Below is a selection of great articles I’ve read today in the aftermath of the attack on Boston.

So long, Google Reader

March 26, 2013 § 1 Comment

google-reader2On March 13, Google announced it will be shutting down its Reader service. And it’s caused disappointment in all corners of the blogosphere. I’m right there with them. But to be honest, before the announcement, I didn’t realize there were so many other loyal Reader fans out there. I wouldn’t have been surprised if Reader’s demise had occurred quietly and without complaint.

I started using Google Reader late last year. My time on the Internet wasn’t being well spent, I’d decided. I hate wasted time—and I needed a fix. I remember the feeling of wanting to read or learn something worthwhile (you know, besides what my friends ate for lunch that day)—and not knowing quite where to look.

I wanted a way to keep up: with everything from news sources to essayists I liked to psychology research to trends in the writing and publishing worlds. And above all, I wanted it to be efficient. I’ll admit, I wasn’t sure what I was even supposed to do with an RSS feed before installing Reader. But I had a feeling it was just what I’d been looking for.

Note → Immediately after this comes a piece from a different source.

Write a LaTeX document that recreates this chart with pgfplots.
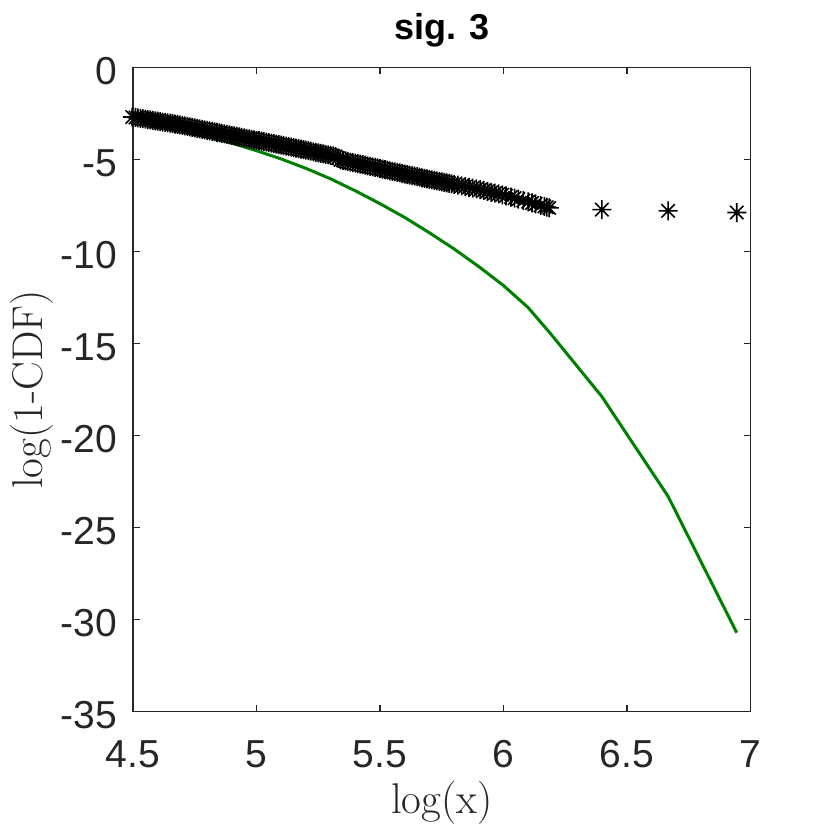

It didn’t take long to make me a convert. Reader is quick, easy way to find and follow everyone from the lone blogger the news powerhouse, all in one place. But it’s more than that. Reader is like a back door into the world of news and commentary (or, I suppose, whatever world you build for yourself with your own gathering of feeds). Free from pesky ads and distracting sidebars, Reader is a spare, uncluttered gathering of content, hand-delivered just for you. A meticulously organized filing cabinet of newspaper clippings, turbocharged for the digital age.

For me, Reader means that great storytelling doesn’t end on the page. These days, I’ll have hardly put down an essay or finish a blog by a writer I’ve just discovered before I open up Reader and track down her work.  Search archives and devour more. And get notified every time a new unread item appears, boldfaced and waiting, in my queue.

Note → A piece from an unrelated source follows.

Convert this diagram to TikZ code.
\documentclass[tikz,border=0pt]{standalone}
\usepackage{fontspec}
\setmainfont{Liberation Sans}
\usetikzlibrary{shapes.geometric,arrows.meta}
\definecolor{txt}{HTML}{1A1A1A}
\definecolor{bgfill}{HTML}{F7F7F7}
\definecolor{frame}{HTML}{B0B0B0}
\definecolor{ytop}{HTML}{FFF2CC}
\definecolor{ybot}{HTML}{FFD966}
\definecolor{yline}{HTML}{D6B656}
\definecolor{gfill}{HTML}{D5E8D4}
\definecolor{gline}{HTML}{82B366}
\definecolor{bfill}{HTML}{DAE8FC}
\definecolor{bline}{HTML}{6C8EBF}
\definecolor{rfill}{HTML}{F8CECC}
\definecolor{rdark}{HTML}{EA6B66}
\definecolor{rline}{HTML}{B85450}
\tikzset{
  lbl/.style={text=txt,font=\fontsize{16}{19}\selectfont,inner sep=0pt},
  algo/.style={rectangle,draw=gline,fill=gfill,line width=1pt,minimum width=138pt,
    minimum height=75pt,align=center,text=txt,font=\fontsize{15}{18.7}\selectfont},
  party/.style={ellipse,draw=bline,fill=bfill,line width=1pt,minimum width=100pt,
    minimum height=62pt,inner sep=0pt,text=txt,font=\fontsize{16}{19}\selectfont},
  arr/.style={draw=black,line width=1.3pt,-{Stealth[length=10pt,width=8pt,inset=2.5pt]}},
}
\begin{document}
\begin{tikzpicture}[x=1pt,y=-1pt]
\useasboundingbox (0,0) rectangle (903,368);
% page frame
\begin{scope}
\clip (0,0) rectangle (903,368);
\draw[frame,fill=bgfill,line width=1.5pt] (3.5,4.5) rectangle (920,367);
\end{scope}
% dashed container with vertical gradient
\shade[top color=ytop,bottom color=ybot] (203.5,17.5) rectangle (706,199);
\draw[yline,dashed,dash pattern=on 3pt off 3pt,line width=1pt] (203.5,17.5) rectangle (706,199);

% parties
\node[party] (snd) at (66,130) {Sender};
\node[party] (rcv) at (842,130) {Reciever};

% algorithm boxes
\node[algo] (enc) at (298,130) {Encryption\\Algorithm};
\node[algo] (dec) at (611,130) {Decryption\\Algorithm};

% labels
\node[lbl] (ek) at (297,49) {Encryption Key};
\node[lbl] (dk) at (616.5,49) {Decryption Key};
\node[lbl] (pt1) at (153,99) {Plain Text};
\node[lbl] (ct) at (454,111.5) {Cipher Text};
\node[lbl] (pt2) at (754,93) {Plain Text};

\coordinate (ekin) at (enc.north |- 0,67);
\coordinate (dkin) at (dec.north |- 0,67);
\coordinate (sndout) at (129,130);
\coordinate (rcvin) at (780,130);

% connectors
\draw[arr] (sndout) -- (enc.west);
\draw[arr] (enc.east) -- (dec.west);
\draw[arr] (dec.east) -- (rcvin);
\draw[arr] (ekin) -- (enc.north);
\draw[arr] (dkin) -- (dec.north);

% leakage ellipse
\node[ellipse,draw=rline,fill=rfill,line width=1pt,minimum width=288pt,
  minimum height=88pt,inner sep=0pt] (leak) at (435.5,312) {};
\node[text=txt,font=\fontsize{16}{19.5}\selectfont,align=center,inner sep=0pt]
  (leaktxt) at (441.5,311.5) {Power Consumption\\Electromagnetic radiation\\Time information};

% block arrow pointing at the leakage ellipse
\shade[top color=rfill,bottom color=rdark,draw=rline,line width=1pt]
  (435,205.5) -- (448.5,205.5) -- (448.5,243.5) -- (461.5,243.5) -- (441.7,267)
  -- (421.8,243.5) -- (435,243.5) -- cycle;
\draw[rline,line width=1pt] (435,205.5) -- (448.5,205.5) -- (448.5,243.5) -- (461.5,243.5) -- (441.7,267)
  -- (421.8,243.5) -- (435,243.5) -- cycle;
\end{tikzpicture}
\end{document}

Google Reader will cease refreshing for good on July 1. And with it, millions of invisible threads connecting readers with content will go quiet. I won’t abandon my subscriptions or stop following writers, of course (I started using Feedly, another RSS service, even before the Reader shutdown announcement).

But Reader changed how I connect with publications, opened up a world, and indeed, transformed the way I use the Internet. And when it comes to RSS readers, I’ll never forget my first.

NYT’s “Snowfall” Brings an Avalanche of Creative Projects

March 14, 2013 § Leave a comment

pitchfork screenshot

 

Finally, a digital media trend I can really get excited about. Last year, you probably saw The New York Times’ “Snowfall”—an interactive-multimedia-feature-story-presentation…thing. I’m not sure what projects like these are even called yet, but they’re seriously cool. (If you haven’t seen “Snowfall” yet, check it out here.)

Basically, these creations tell a story—with words, yes, but also animation, photography, video clips, infographics—and everything in between. Simply scroll, and watch a tale unfold. Images and quotes float alongside body text, while embedded videos spring to life when triggered by a click.

What I like about this format is that it celebrates longform writing. It’s visual, but not overwhelmingly so; color and movement fix your gaze, but it’s the story that keeps you scrolling. To me, these projects do exactly what great writing is supposed to do: make the reader forget the world and lose himself, if only for a few minutes, in your words.

It’s a format I hope we’ll be seeing more of soon—and I don’t think I’ll be waiting long. A few weeks back, Mediabistro’s 10,000 Words blog posted a collection of “10 ‘Snowfall’-Like Projects that Break out of Standard Article Templates.” I especially liked ESPN’s “The Long, Strange Trip of Dock Ellis” and Pitchfork’s “Glitter in the Dark” (screenshot above).

Projects like these have so much potential—for ad campaigns, product launches, fundraisers, and more. I can’t wait to see where they take us next. Until then, scroll away.